● **Material**:
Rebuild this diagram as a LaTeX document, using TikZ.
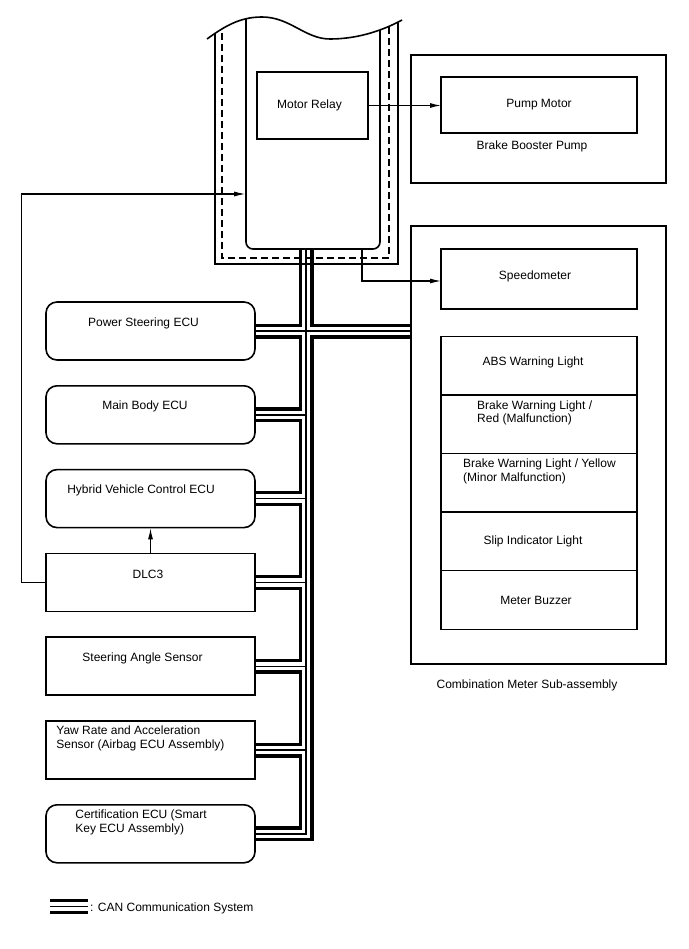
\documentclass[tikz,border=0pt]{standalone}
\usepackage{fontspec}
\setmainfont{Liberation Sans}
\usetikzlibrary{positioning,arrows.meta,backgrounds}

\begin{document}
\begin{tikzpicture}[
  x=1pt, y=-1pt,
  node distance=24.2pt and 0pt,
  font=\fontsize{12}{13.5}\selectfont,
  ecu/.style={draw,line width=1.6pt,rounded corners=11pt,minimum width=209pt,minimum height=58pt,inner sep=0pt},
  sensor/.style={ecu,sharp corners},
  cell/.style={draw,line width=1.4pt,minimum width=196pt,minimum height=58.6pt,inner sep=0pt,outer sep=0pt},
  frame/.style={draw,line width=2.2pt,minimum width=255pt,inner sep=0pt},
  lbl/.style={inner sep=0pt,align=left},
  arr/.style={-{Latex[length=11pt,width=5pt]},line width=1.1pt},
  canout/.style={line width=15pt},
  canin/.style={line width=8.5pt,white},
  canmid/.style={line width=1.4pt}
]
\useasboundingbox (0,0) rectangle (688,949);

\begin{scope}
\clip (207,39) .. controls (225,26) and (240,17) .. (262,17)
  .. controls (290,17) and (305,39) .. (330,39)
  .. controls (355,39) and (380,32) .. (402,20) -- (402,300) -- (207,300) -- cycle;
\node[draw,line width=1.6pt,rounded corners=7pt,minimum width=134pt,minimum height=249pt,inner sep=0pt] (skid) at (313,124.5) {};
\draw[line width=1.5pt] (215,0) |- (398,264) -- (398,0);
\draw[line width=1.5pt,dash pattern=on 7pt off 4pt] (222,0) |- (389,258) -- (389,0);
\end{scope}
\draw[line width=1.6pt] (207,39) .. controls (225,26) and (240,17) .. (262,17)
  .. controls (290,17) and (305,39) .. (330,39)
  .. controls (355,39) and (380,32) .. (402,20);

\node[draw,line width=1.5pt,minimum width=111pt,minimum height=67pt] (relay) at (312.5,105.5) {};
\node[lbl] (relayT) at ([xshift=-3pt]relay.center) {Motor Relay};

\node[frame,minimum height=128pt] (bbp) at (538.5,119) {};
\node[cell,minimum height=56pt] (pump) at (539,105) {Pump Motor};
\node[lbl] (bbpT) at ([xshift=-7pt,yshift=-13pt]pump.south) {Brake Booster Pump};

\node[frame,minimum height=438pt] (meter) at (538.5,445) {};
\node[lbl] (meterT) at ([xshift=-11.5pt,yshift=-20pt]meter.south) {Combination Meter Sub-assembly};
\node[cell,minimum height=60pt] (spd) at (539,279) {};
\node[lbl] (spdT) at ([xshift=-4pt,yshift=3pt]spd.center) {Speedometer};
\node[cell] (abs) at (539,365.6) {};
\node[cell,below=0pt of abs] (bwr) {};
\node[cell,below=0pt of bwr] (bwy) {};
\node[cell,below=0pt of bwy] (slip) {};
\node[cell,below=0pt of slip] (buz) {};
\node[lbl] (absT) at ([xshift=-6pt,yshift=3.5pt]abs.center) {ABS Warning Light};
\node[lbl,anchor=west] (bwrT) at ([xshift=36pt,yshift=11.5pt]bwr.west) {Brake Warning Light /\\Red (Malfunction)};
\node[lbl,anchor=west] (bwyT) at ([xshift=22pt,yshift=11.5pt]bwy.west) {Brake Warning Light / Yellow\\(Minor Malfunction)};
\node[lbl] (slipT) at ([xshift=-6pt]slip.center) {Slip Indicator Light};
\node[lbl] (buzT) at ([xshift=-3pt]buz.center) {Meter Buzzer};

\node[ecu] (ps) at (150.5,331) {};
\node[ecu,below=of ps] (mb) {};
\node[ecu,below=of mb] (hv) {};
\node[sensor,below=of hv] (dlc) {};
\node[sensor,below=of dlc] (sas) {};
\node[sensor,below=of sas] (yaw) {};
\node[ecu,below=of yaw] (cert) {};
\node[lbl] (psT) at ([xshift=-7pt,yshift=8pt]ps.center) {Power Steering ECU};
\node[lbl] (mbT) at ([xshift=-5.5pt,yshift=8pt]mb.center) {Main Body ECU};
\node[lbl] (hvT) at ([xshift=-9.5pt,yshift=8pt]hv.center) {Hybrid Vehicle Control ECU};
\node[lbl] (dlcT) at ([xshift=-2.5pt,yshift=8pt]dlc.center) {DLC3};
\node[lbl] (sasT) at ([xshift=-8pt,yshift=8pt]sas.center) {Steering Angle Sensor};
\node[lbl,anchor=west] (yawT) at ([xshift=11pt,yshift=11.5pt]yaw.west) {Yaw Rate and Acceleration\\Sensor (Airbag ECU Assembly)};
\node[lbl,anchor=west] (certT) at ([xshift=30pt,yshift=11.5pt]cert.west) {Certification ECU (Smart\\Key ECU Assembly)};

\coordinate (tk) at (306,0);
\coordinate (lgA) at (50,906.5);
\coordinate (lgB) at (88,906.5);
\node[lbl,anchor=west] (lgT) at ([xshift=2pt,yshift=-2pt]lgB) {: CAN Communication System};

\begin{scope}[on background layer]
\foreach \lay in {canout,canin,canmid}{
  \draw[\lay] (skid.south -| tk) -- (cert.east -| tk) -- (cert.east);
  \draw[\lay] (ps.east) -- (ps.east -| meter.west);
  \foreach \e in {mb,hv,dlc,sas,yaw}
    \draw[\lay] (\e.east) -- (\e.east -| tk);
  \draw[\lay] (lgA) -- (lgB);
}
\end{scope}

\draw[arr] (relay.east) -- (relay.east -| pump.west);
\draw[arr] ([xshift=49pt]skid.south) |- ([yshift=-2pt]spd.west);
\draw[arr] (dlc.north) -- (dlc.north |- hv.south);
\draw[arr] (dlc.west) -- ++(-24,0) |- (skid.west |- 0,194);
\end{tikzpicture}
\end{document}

● **What is needed**: The material above holds pictures; copy everything else in it exactly.

● **Response**:
Rebuild this diagram as a LaTeX document, using TikZ.
\documentclass[tikz,border=0pt]{standalone}
\usepackage{fontspec}
\setmainfont{Liberation Sans}
\usetikzlibrary{positioning,arrows.meta,backgrounds}

\begin{document}
\begin{tikzpicture}[
  x=1pt, y=-1pt,
  node distance=24.2pt and 0pt,
  font=\fontsize{12}{13.5}\selectfont,
  ecu/.style={draw,line width=1.6pt,rounded corners=11pt,minimum width=209pt,minimum height=58pt,inner sep=0pt},
  sensor/.style={ecu,sharp corners},
  cell/.style={draw,line width=1.4pt,minimum width=196pt,minimum height=58.6pt,inner sep=0pt,outer sep=0pt},
  frame/.style={draw,line width=2.2pt,minimum width=255pt,inner sep=0pt},
  lbl/.style={inner sep=0pt,align=left},
  arr/.style={-{Latex[length=11pt,width=5pt]},line width=1.1pt},
  canout/.style={line width=15pt},
  canin/.style={line width=8.5pt,white},
  canmid/.style={line width=1.4pt}
]
\useasboundingbox (0,0) rectangle (688,949);

\begin{scope}
\clip (207,39) .. controls (225,26) and (240,17) .. (262,17)
  .. controls (290,17) and (305,39) .. (330,39)
  .. controls (355,39) and (380,32) .. (402,20) -- (402,300) -- (207,300) -- cycle;
\node[draw,line width=1.6pt,rounded corners=7pt,minimum width=134pt,minimum height=249pt,inner sep=0pt] (skid) at (313,124.5) {};
\draw[line width=1.5pt] (215,0) |- (398,264) -- (398,0);
\draw[line width=1.5pt,dash pattern=on 7pt off 4pt] (222,0) |- (389,258) -- (389,0);
\end{scope}
\draw[line width=1.6pt] (207,39) .. controls (225,26) and (240,17) .. (262,17)
  .. controls (290,17) and (305,39) .. (330,39)
  .. controls (355,39) and (380,32) .. (402,20);

\node[draw,line width=1.5pt,minimum width=111pt,minimum height=67pt] (relay) at (312.5,105.5) {};
\node[lbl] (relayT) at ([xshift=-3pt]relay.center) {Motor Relay};

\node[frame,minimum height=128pt] (bbp) at (538.5,119) {};
\node[cell,minimum height=56pt] (pump) at (539,105) {Pump Motor};
\node[lbl] (bbpT) at ([xshift=-7pt,yshift=-13pt]pump.south) {Brake Booster Pump};

\node[frame,minimum height=438pt] (meter) at (538.5,445) {};
\node[lbl] (meterT) at ([xshift=-11.5pt,yshift=-20pt]meter.south) {Combination Meter Sub-assembly};
\node[cell,minimum height=60pt] (spd) at (539,279) {};
\node[lbl] (spdT) at ([xshift=-4pt,yshift=3pt]spd.center) {Speedometer};
\node[cell] (abs) at (539,365.6) {};
\node[cell,below=0pt of abs] (bwr) {};
\node[cell,below=0pt of bwr] (bwy) {};
\node[cell,below=0pt of bwy] (slip) {};
\node[cell,below=0pt of slip] (buz) {};
\node[lbl] (absT) at ([xshift=-6pt,yshift=3.5pt]abs.center) {ABS Warning Light};
\node[lbl,anchor=west] (bwrT) at ([xshift=36pt,yshift=11.5pt]bwr.west) {Brake Warning Light /\\Red (Malfunction)};
\node[lbl,anchor=west] (bwyT) at ([xshift=22pt,yshift=11.5pt]bwy.west) {Brake Warning Light / Yellow\\(Minor Malfunction)};
\node[lbl] (slipT) at ([xshift=-6pt]slip.center) {Slip Indicator Light};
\node[lbl] (buzT) at ([xshift=-3pt]buz.center) {Meter Buzzer};

\node[ecu] (ps) at (150.5,331) {};
\node[ecu,below=of ps] (mb) {};
\node[ecu,below=of mb] (hv) {};
\node[sensor,below=of hv] (dlc) {};
\node[sensor,below=of dlc] (sas) {};
\node[sensor,below=of sas] (yaw) {};
\node[ecu,below=of yaw] (cert) {};
\node[lbl] (psT) at ([xshift=-7pt,yshift=8pt]ps.center) {Power Steering ECU};
\node[lbl] (mbT) at ([xshift=-5.5pt,yshift=8pt]mb.center) {Main Body ECU};
\node[lbl] (hvT) at ([xshift=-9.5pt,yshift=8pt]hv.center) {Hybrid Vehicle Control ECU};
\node[lbl] (dlcT) at ([xshift=-2.5pt,yshift=8pt]dlc.center) {DLC3};
\node[lbl] (sasT) at ([xshift=-8pt,yshift=8pt]sas.center) {Steering Angle Sensor};
\node[lbl,anchor=west] (yawT) at ([xshift=11pt,yshift=11.5pt]yaw.west) {Yaw Rate and Acceleration\\Sensor (Airbag ECU Assembly)};
\node[lbl,anchor=west] (certT) at ([xshift=30pt,yshift=11.5pt]cert.west) {Certification ECU (Smart\\Key ECU Assembly)};

\coordinate (tk) at (306,0);
\coordinate (lgA) at (50,906.5);
\coordinate (lgB) at (88,906.5);
\node[lbl,anchor=west] (lgT) at ([xshift=2pt,yshift=-2pt]lgB) {: CAN Communication System};

\begin{scope}[on background layer]
\foreach \lay in {canout,canin,canmid}{
  \draw[\lay] (skid.south -| tk) -- (cert.east -| tk) -- (cert.east);
  \draw[\lay] (ps.east) -- (ps.east -| meter.west);
  \foreach \e in {mb,hv,dlc,sas,yaw}
    \draw[\lay] (\e.east) -- (\e.east -| tk);
  \draw[\lay] (lgA) -- (lgB);
}
\end{scope}

\draw[arr] (relay.east) -- (relay.east -| pump.west);
\draw[arr] ([xshift=49pt]skid.south) |- ([yshift=-2pt]spd.west);
\draw[arr] (dlc.north) -- (dlc.north |- hv.south);
\draw[arr] (dlc.west) -- ++(-24,0) |- (skid.west |- 0,194);
\end{tikzpicture}
\end{document}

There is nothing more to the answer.